[Set task]: Only the lines from the start of the data through the line with "import pandas as pd" belong in the copy. Restate them word for word, minus the pictures.

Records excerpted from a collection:

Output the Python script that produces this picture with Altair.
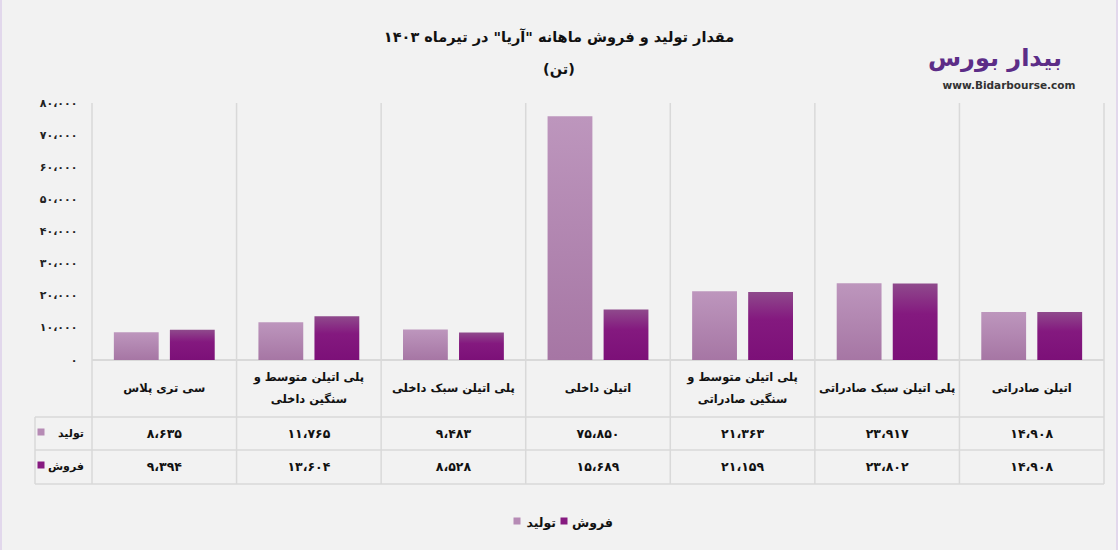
import altair as alt
import pandas as pd

# ---------------- data ----------------
categories = ["c1", "c2", "c3", "c4", "c5", "c6", "c7"]
category_labels = [
    "سی تری پلاس",
    "پلی اتیلن متوسط و\nسنگین داخلی",
    "پلی اتیلن سبک داخلی",
    "اتیلن داخلی",
    "پلی اتیلن متوسط و\nسنگین صادراتی",
    "پلی اتیلن سبک صادراتی",
    "اتیلن صادراتی",
]
production = [8635, 11765, 9483, 75850, 21363, 23917, 14908]
sales = [9394, 13604, 8528, 15689, 21159, 23802, 14908]
series_names = ["تولید", "فروش"]
y_ticks = [0, 10000, 20000, 30000, 40000, 50000, 60000, 70000, 80000]
title_line1 = 'مقدار تولید و فروش ماهانه "آریا" در تیرماه ۱۴۰۳'
title_line2 = "(تن)"

FA_DIGITS = "۰۱۲۳۴۵۶۷۸۹"


def fa(n):
    s = format(n, ",")
    s = "".join(FA_DIGITS[int(ch)] if ch.isdigit() else ch for ch in s)
    return s.replace(",", "،")


rows = []
for c, lab, p, s in zip(categories, category_labels, production, sales):
    rows.append({"cat": c, "label": lab, "series": series_names[0], "value": p, "txt": fa(p)})
    rows.append({"cat": c, "label": lab, "series": series_names[1], "value": s, "txt": fa(s)})
df = pd.DataFrame(rows)

# ---------------- geometry ----------------
W, H = 1012, 257
FONT = "DejaVu Sans"
GRID = "#d9d9d9"
LIGHT = "#b68bb5"
DARK = "#861a80"


def xcat(**kw):
    return alt.X("cat:N", sort=categories, axis=None,
                 scale=alt.Scale(domain=categories, paddingInner=0, paddingOuter=0), **kw)


xoff_enc = alt.XOffset("series:N", scale=alt.Scale(domain=series_names, paddingInner=0.2, paddingOuter=0.39))

label_expr = "format(datum.value, ',')"
for d in range(10):
    label_expr = f"replace({label_expr}, regexp('{d}', 'g'), '{FA_DIGITS[d]}')"
label_expr = f"replace({label_expr}, regexp(',', 'g'), '،')"

y_enc = alt.Y("value:Q", title=None,
              scale=alt.Scale(domain=[0, 80000], nice=False, zero=True),
              axis=alt.Axis(values=y_ticks, labelExpr=label_expr, domain=False, ticks=False,
                            grid=False, labelPadding=15, labelFont=FONT, labelFontWeight="bold",
                            labelFontSize=11, labelColor="#222222"))

base = alt.Chart(df)

grad_light = alt.Gradient(gradient="linear", x1=0, x2=0, y1=0, y2=1,
                          stops=[alt.GradientStop(color="#bd96bd", offset=0),
                                 alt.GradientStop(color="#a676a4", offset=1)])
grad_dark = alt.Gradient(gradient="linear", x1=0, x2=0, y1=0, y2=1,
                         stops=[alt.GradientStop(color="#8f4a8c", offset=0),
                                alt.GradientStop(color="#84197f", offset=0.4),
                                alt.GradientStop(color="#7c1078", offset=1)])

bars_p = base.transform_filter(alt.datum.series == series_names[0]).mark_bar(
    color=grad_light).encode(x=xcat(), xOffset=xoff_enc, y=y_enc)
bars_s = base.transform_filter(alt.datum.series == series_names[1]).mark_bar(
    color=grad_dark).encode(x=xcat(), xOffset=xoff_enc, y=y_enc)

one = pd.DataFrame({"k": [0]})
cat_df = pd.DataFrame({"cat": categories, "label": category_labels})

# vertical separators (band starts) + right edge
vlines = alt.Chart(cat_df).mark_rule(color=GRID, strokeWidth=1.5).encode(
    x=xcat(bandPosition=0), y=alt.value(0), y2=alt.value(381))
vline_right = alt.Chart(one).mark_rule(color=GRID, strokeWidth=1.5).encode(
    x=alt.value(W), y=alt.value(0), y2=alt.value(381))

# horizontal table lines
hline_base = alt.Chart(one).mark_rule(color=GRID, strokeWidth=2).encode(
    x=alt.value(0), x2=alt.value(W), y=alt.value(H))
hlines = [alt.Chart(one).mark_rule(color=GRID, strokeWidth=1.5).encode(
    x=alt.value(-57), x2=alt.value(W), y=alt.value(yy)) for yy in (314, 347, 381)]
vline_left = alt.Chart(one).mark_rule(color=GRID, strokeWidth=1.5).encode(
    x=alt.value(-57), y=alt.value(314), y2=alt.value(381))

# header labels
hdr_style = dict(font=FONT, fontWeight="bold", fontSize=11.5, lineBreak="\n", lineHeight=22,
                 align="center", baseline="middle", color="#111111")
header_one = alt.Chart(cat_df).transform_filter(
    "indexof(datum.label, '\\n') < 0").mark_text(**hdr_style).encode(
    x=xcat(), y=alt.value(286), text="label:N")
header_two = alt.Chart(cat_df).transform_filter(
    "indexof(datum.label, '\\n') >= 0").mark_text(**hdr_style).encode(
    x=xcat(), y=alt.value(275), text="label:N")

row_p = base.transform_filter(alt.datum.series == series_names[0]).mark_text(
    font=FONT, fontWeight="bold", fontSize=12.5, color="#111111", baseline="middle").encode(
    x=xcat(), y=alt.value(331), text="txt:N")
row_s = base.transform_filter(alt.datum.series == series_names[1]).mark_text(
    font=FONT, fontWeight="bold", fontSize=12.5, color="#111111", baseline="middle").encode(
    x=xcat(), y=alt.value(364), text="txt:N")


def txt(text, x, y, size=12.5, align="center", color="#111111", weight="bold"):
    return alt.Chart(one).mark_text(text=text, font=FONT, fontWeight=weight, fontSize=size,
                                    align=align, baseline="middle", color=color).encode(
        x=alt.value(x), y=alt.value(y))


def sq(x, y, color, size=8):
    return alt.Chart(one).mark_square(size=size * size, color=color, opacity=1).encode(
        x=alt.value(x), y=alt.value(y))


row_labels = [
    sq(-51, 329, LIGHT, 7), txt(series_names[0], -8, 331, size=11, align="right"),
    sq(-51, 362, DARK, 7), txt(series_names[1], -8, 364, size=11, align="right"),
]

legend = [
    sq(425, 418, LIGHT, 7), txt(series_names[0], 464, 420, align="right"),
    sq(472, 418, DARK, 7), txt(series_names[1], 521, 420, align="right"),
]

titles = [
    txt(title_line1, 467, -65, size=14.5),
    txt(title_line2, 467, -33, size=14.5),
]

logo = [
    txt("بیدار بورس", 903, -44, size=24, color="#5c2d87", align="center"),
    txt("www.Bidarbourse.com", 917, -17, size=10.5, color="#333333", align="center"),
]

borders = [
    alt.Chart(one).mark_rule(color="#e2d8ec", strokeWidth=2).encode(
        x=alt.value(-91), y=alt.value(-103), y2=alt.value(447)),
    alt.Chart(one).mark_rule(color="#e2d8ec", strokeWidth=2).encode(
        x=alt.value(1025), y=alt.value(-103), y2=alt.value(447)),
]

chart = alt.layer(
    vlines, vline_right, *hlines, vline_left, hline_base,
    bars_p, bars_s, header_one, header_two, row_p, row_s,
    *row_labels, *legend, *titles, *logo, *borders
).properties(
    width=W, height=H,
    autosize=alt.AutoSizeParams(type="none"),
    padding={"left": 92, "top": 103, "right": 14, "bottom": 190},
    background="#f2f2f2",
).configure_view(stroke=None)

chart.save("out.html", embed_options={"renderer": "svg", "actions": False})
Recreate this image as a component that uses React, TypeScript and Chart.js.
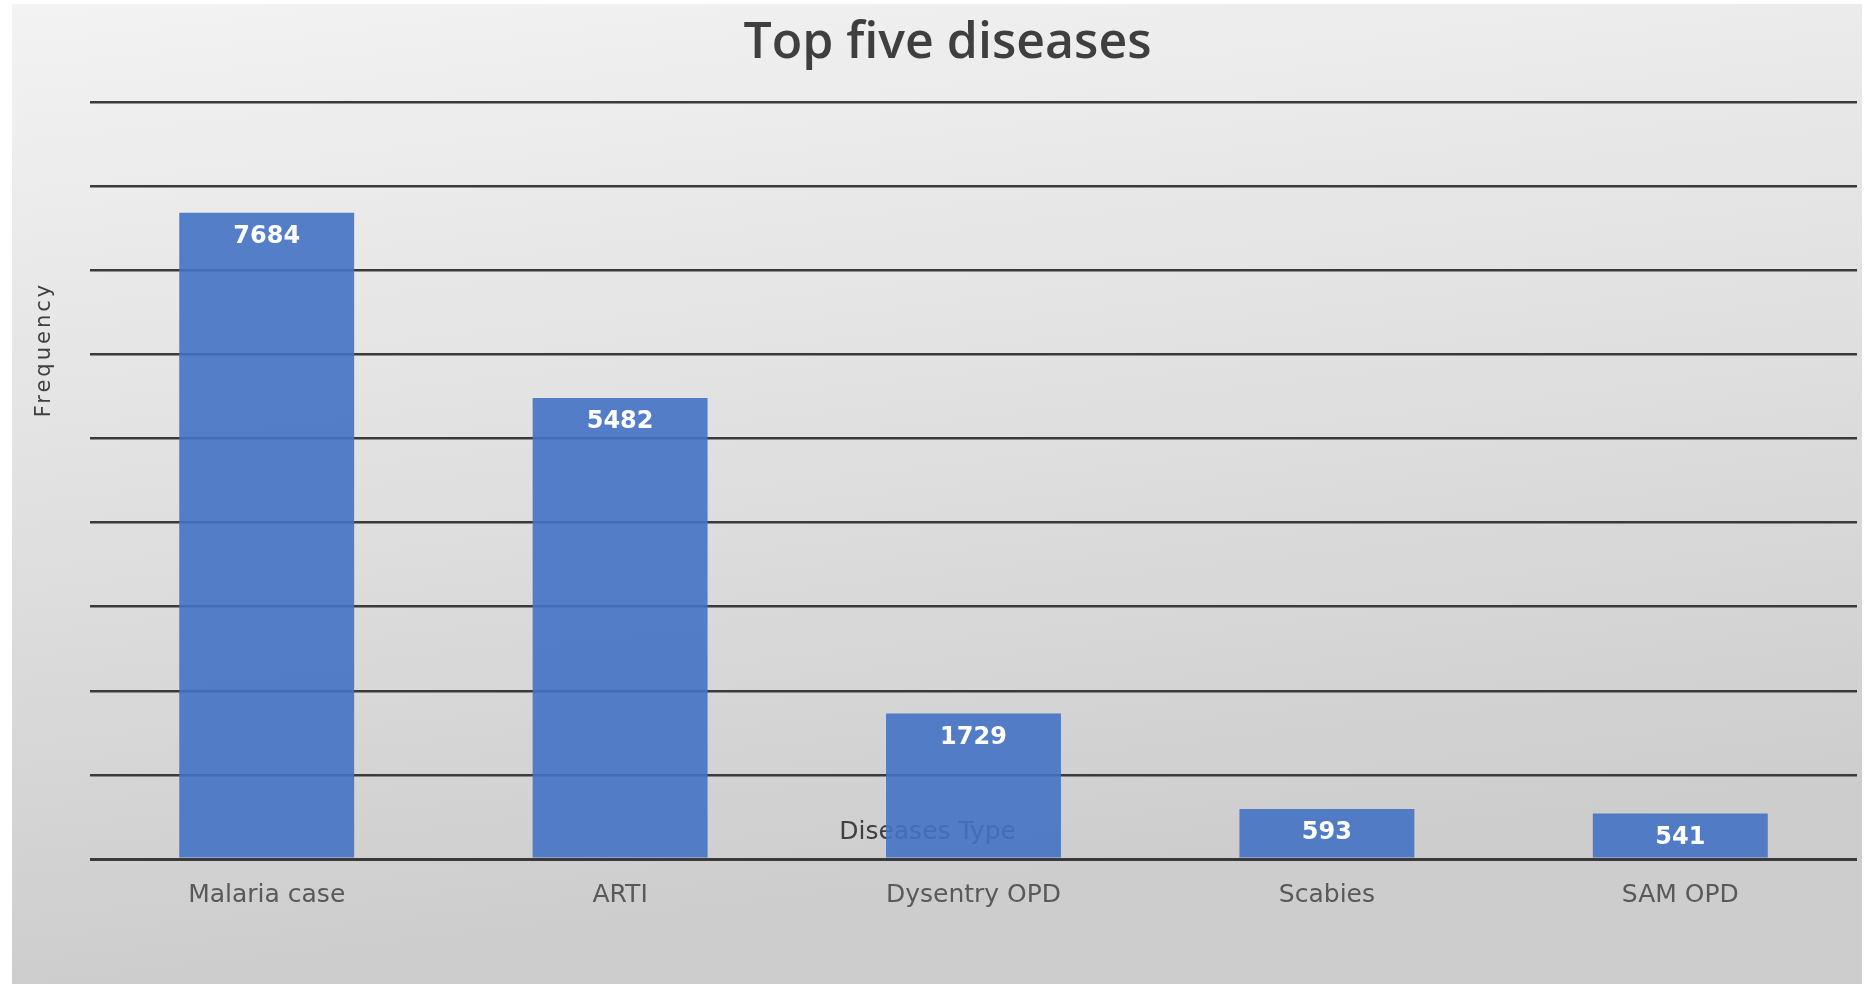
import React, { useEffect, useRef } from "react";
import { Chart, registerables } from "chart.js";

Chart.register(...registerables);

const categories = ["Malaria case", "ARTI", "Dysentry OPD", "Scabies", "SAM OPD"];
const frequencies = [7684, 5482, 1729, 593, 541];
const yMin = 0;
const yMax = 9000;
const yStep = 1000;
const titleText = "Top five diseases";
const yAxisTitle = "Frequency";
const xAxisTitle = "Diseases Type";

const W = 1869;
const H = 984;

export default function App() {
  const ref = useRef<HTMLCanvasElement>(null);

  useEffect(() => {
    document.body.style.margin = "0";
    const canvas = ref.current!;

    const bgPlugin = {
      id: "bg",
      beforeDraw(chart: any) {
        const { ctx, width, height } = chart;
        ctx.save();
        ctx.fillStyle = "#ffffff";
        ctx.fillRect(0, 0, width, height);
        const g = ctx.createLinearGradient(0, 0, width * 0.06, height);
        g.addColorStop(0, "#f3f3f3");
        g.addColorStop(0.5, "#e1e1e1");
        g.addColorStop(1, "#cdcdcd");
        ctx.fillStyle = g;
        ctx.fillRect(12, 4, width - 19, height - 4);
        ctx.restore();
      },
    };

    const textPlugin = {
      id: "texts",
      beforeDatasetsDraw(chart: any) {
        const { ctx, chartArea, width } = chart;
        const cw = chartArea.right - chartArea.left;
        const ch = chartArea.bottom - chartArea.top;
        ctx.save();
        ctx.fillStyle = "#3f3f3f";
        ctx.textAlign = "center";
        ctx.textBaseline = "middle";
        ctx.font = "600 50px 'Open Sans'";
        ctx.fillText(titleText, width / 2 + 13, chartArea.top - 58);
        ctx.fillStyle = "#404040";
        ctx.font = "25px 'DejaVu Sans'";
        ctx.fillText(xAxisTitle, chartArea.left + cw * 0.474, chartArea.bottom - 27);
        ctx.translate(chartArea.left - 45, chartArea.top + ch * 0.327);
        ctx.rotate(-Math.PI / 2);
        ctx.font = "21px 'DejaVu Sans'";
        (ctx as any).letterSpacing = "3px";
        ctx.fillText(yAxisTitle, 0, 0);
        ctx.restore();
      },
    };

    const valueLabelsPlugin = {
      id: "valueLabels",
      afterDatasetsDraw(chart: any) {
        const { ctx } = chart;
        const meta = chart.getDatasetMeta(0);
        ctx.save();
        ctx.fillStyle = "#ffffff";
        ctx.textAlign = "center";
        ctx.textBaseline = "middle";
        ctx.font = "bold 24px 'DejaVu Sans'";
        meta.data.forEach((bar: any, i: number) => {
          ctx.fillText(String(frequencies[i]), bar.x, bar.y + 24);
        });
        ctx.restore();
      },
    };

    const chart = new Chart(canvas, {
      type: "bar",
      data: {
        labels: categories,
        datasets: [
          {
            label: yAxisTitle,
            data: frequencies,
            backgroundColor: "rgba(68,114,196,0.9)",
            borderWidth: 0,
            barPercentage: 0.495,
            categoryPercentage: 1,
          },
        ],
      },
      options: {
        animation: false,
        responsive: false,
        devicePixelRatio: 1,
        layout: { padding: { left: 90, right: 12, top: 102, bottom: 53 } },
        plugins: {
          legend: { display: false },
          tooltip: { enabled: false },
          title: { display: false },
        },
        scales: {
          x: {
            grid: { display: false, drawTicks: false },
            border: { display: false },
            ticks: {
              color: "#595959",
              font: { family: "'DejaVu Sans'", size: 25, lineHeight: 1.2 },
              padding: 21,
              maxRotation: 0,
              autoSkip: false,
            },
          },
          y: {
            min: yMin,
            max: yMax,
            ticks: { display: false, stepSize: yStep },
            border: { display: false },
            grid: {
              drawTicks: false,
              color: "#3a3a3a",
              lineWidth: (c: any) => (c.tick && c.tick.value === 0 ? 3 : 2.5),
            },
          },
        },
      },
      plugins: [bgPlugin, textPlugin, valueLabelsPlugin],
    });

    return () => chart.destroy();
  }, []);

  return (
    <div style={{ width: W, height: H }}>
      <canvas ref={ref} width={W} height={H} style={{ display: "block" }} />
    </div>
  );
}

[Exercise solution]:
Output the Python script that produces this picture with Altair.
import altair as alt
import pandas as pd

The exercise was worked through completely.